Exercise brief: Repeat the data below exactly, dropping any pictures it holds.

►

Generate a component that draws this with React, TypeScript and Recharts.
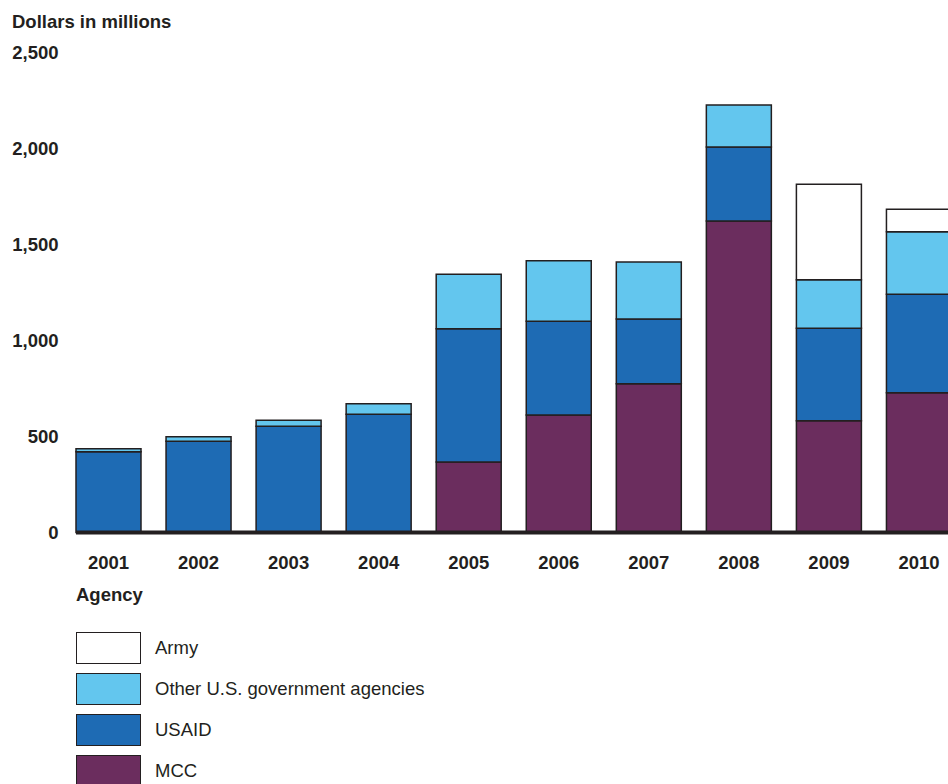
import React from 'react';
import { BarChart, Bar, XAxis, YAxis, ReferenceLine } from 'recharts';

// Valeurs (millions de dollars)
const years = ['2001', '2002', '2003', '2004', '2005', '2006', '2007', '2008', '2009', '2010'];
const mcc = [0, 0, 0, 0, 367, 612, 775, 1622, 582, 728];
const usaid = [421, 475, 553, 616, 694, 488, 337, 386, 482, 513];
const otherAgencies = [15, 24, 31, 55, 284, 316, 297, 219, 253, 326];
const army = [0, 0, 0, 0, 0, 0, 0, 0, 497, 116];
const yTicks = [0, 500, 1000, 1500, 2000, 2500];

const INK = '#231f20';
const FONT = '"Liberation Sans", Arial, Helvetica, sans-serif';

const COLORS = {
  army: '#ffffff',
  other: '#63c6ee',
  usaid: '#1e6bb4',
  mcc: '#6b2d5e',
} as const;

const legendItems = [
  { label: 'Army', color: COLORS.army },
  { label: 'Other U.S. government agencies', color: COLORS.other },
  { label: 'USAID', color: COLORS.usaid },
  { label: 'MCC', color: COLORS.mcc },
];

const data = years.map((year, i) => ({
  year,
  mcc: mcc[i],
  usaid: usaid[i],
  other: otherAgencies[i],
  army: army[i],
}));

const fmt = (v: number) => v.toLocaleString('en-US');

export default function App() {
  const tickStyle = { fontSize: 18.5, fontWeight: 700, fill: INK, fontFamily: FONT };

  return (
    <div
      style={{
        position: 'absolute',
        left: 0,
        top: 0,
        width: 948,
        height: 784,
        overflow: 'hidden',
        background: '#fff',
        fontFamily: FONT,
        color: INK,
      }}
    >
      <div
        style={{
          position: 'absolute',
          left: 12,
          top: 12,
          fontSize: 18.5,
          lineHeight: '20px',
          fontWeight: 700,
          whiteSpace: 'nowrap',
        }}
      >
        Dollars in millions
      </div>

      <div style={{ position: 'absolute', left: 0, top: 0 }}>
        <BarChart
          width={964}
          height={600}
          data={data}
          margin={{ top: 52.5, right: 0, left: 0, bottom: 0 }}
          barCategoryGap={12.5}
        >
          <XAxis
            dataKey="year"
            axisLine={false}
            tickLine={false}
            tickSize={0}
            tickMargin={23}
            tick={tickStyle}
            interval={0}
            height={67.5}
          />
          <YAxis
            domain={[0, 2500]}
            ticks={yTicks}
            tickFormatter={fmt}
            axisLine={false}
            tickLine={false}
            tickSize={0}
            tickMargin={5}
            width={63.5}
            tick={tickStyle}
            interval={0}
          />
          <Bar dataKey="mcc" stackId="a" fill={COLORS.mcc} stroke={INK} strokeWidth={1.5} isAnimationActive={false} />
          <Bar dataKey="usaid" stackId="a" fill={COLORS.usaid} stroke={INK} strokeWidth={1.5} isAnimationActive={false} />
          <Bar dataKey="other" stackId="a" fill={COLORS.other} stroke={INK} strokeWidth={1.5} isAnimationActive={false} />
          <Bar dataKey="army" stackId="a" fill={COLORS.army} stroke={INK} strokeWidth={1.5} isAnimationActive={false} />
          {/* ligne de base épaisse, démarre au bord gauche de la première barre */}
          <ReferenceLine
            y={0}
            shape={(p: any) => (
              <line x1={p.x1 + 12.5} y1={p.y1} x2={p.x2} y2={p.y2} stroke={INK} strokeWidth={4} />
            )}
          />
        </BarChart>
      </div>

      <div
        style={{
          position: 'absolute',
          left: 76,
          top: 585,
          fontSize: 18.5,
          lineHeight: '20px',
          fontWeight: 700,
        }}
      >
        Agency
      </div>

      {legendItems.map((item, i) => (
        <div
          key={item.label}
          style={{
            position: 'absolute',
            left: 76,
            top: 632 + i * 41,
            height: 32,
            display: 'flex',
            alignItems: 'center',
            whiteSpace: 'nowrap',
          }}
        >
          <span
            style={{
              display: 'inline-block',
              width: 65,
              height: 32,
              boxSizing: 'border-box',
              border: `1.5px solid ${INK}`,
              background: item.color,
            }}
          />
          <span style={{ marginLeft: 14, fontSize: 18.5 }}>{item.label}</span>
        </div>
      ))}
    </div>
  );
}
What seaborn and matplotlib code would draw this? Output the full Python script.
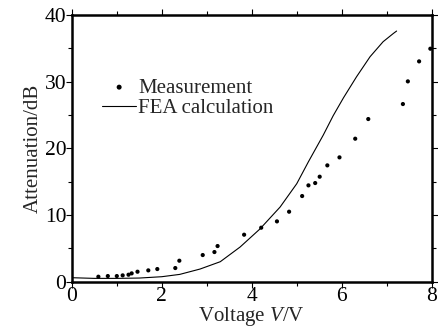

◄

Response to this task:
Generate a component that draws this with React, TypeScript and Recharts.
import React from 'react';
import { BarChart, Bar, XAxis, YAxis, ReferenceLine } from 'recharts';

// Valeurs (millions de dollars)
const years = ['2001', '2002', '2003', '2004', '2005', '2006', '2007', '2008', '2009', '2010'];
const mcc = [0, 0, 0, 0, 367, 612, 775, 1622, 582, 728];
const usaid = [421, 475, 553, 616, 694, 488, 337, 386, 482, 513];
const otherAgencies = [15, 24, 31, 55, 284, 316, 297, 219, 253, 326];
const army = [0, 0, 0, 0, 0, 0, 0, 0, 497, 116];
const yTicks = [0, 500, 1000, 1500, 2000, 2500];

const INK = '#231f20';
const FONT = '"Liberation Sans", Arial, Helvetica, sans-serif';

const COLORS = {
  army: '#ffffff',
  other: '#63c6ee',
  usaid: '#1e6bb4',
  mcc: '#6b2d5e',
} as const;

const legendItems = [
  { label: 'Army', color: COLORS.army },
  { label: 'Other U.S. government agencies', color: COLORS.other },
  { label: 'USAID', color: COLORS.usaid },
  { label: 'MCC', color: COLORS.mcc },
];

const data = years.map((year, i) => ({
  year,
  mcc: mcc[i],
  usaid: usaid[i],
  other: otherAgencies[i],
  army: army[i],
}));

const fmt = (v: number) => v.toLocaleString('en-US');

export default function App() {
  const tickStyle = { fontSize: 18.5, fontWeight: 700, fill: INK, fontFamily: FONT };

  return (
    <div
      style={{
        position: 'absolute',
        left: 0,
        top: 0,
        width: 948,
        height: 784,
        overflow: 'hidden',
        background: '#fff',
        fontFamily: FONT,
        color: INK,
      }}
    >
      <div
        style={{
          position: 'absolute',
          left: 12,
          top: 12,
          fontSize: 18.5,
          lineHeight: '20px',
          fontWeight: 700,
          whiteSpace: 'nowrap',
        }}
      >
        Dollars in millions
      </div>

      <div style={{ position: 'absolute', left: 0, top: 0 }}>
        <BarChart
          width={964}
          height={600}
          data={data}
          margin={{ top: 52.5, right: 0, left: 0, bottom: 0 }}
          barCategoryGap={12.5}
        >
          <XAxis
            dataKey="year"
            axisLine={false}
            tickLine={false}
            tickSize={0}
            tickMargin={23}
            tick={tickStyle}
            interval={0}
            height={67.5}
          />
          <YAxis
            domain={[0, 2500]}
            ticks={yTicks}
            tickFormatter={fmt}
            axisLine={false}
            tickLine={false}
            tickSize={0}
            tickMargin={5}
            width={63.5}
            tick={tickStyle}
            interval={0}
          />
          <Bar dataKey="mcc" stackId="a" fill={COLORS.mcc} stroke={INK} strokeWidth={1.5} isAnimationActive={false} />
          <Bar dataKey="usaid" stackId="a" fill={COLORS.usaid} stroke={INK} strokeWidth={1.5} isAnimationActive={false} />
          <Bar dataKey="other" stackId="a" fill={COLORS.other} stroke={INK} strokeWidth={1.5} isAnimationActive={false} />
          <Bar dataKey="army" stackId="a" fill={COLORS.army} stroke={INK} strokeWidth={1.5} isAnimationActive={false} />
          {/* ligne de base épaisse, démarre au bord gauche de la première barre */}
          <ReferenceLine
            y={0}
            shape={(p: any) => (
              <line x1={p.x1 + 12.5} y1={p.y1} x2={p.x2} y2={p.y2} stroke={INK} strokeWidth={4} />
            )}
          />
        </BarChart>
      </div>

      <div
        style={{
          position: 'absolute',
          left: 76,
          top: 585,
          fontSize: 18.5,
          lineHeight: '20px',
          fontWeight: 700,
        }}
      >
        Agency
      </div>

      {legendItems.map((item, i) => (
        <div
          key={item.label}
          style={{
            position: 'absolute',
            left: 76,
            top: 632 + i * 41,
            height: 32,
            display: 'flex',
            alignItems: 'center',
            whiteSpace: 'nowrap',
          }}
        >
          <span
            style={{
              display: 'inline-block',
              width: 65,
              height: 32,
              boxSizing: 'border-box',
              border: `1.5px solid ${INK}`,
              background: item.color,
            }}
          />
          <span style={{ marginLeft: 14, fontSize: 18.5 }}>{item.label}</span>
        </div>
      ))}
    </div>
  );
}
What seaborn and matplotlib code would draw this? Output the full Python script.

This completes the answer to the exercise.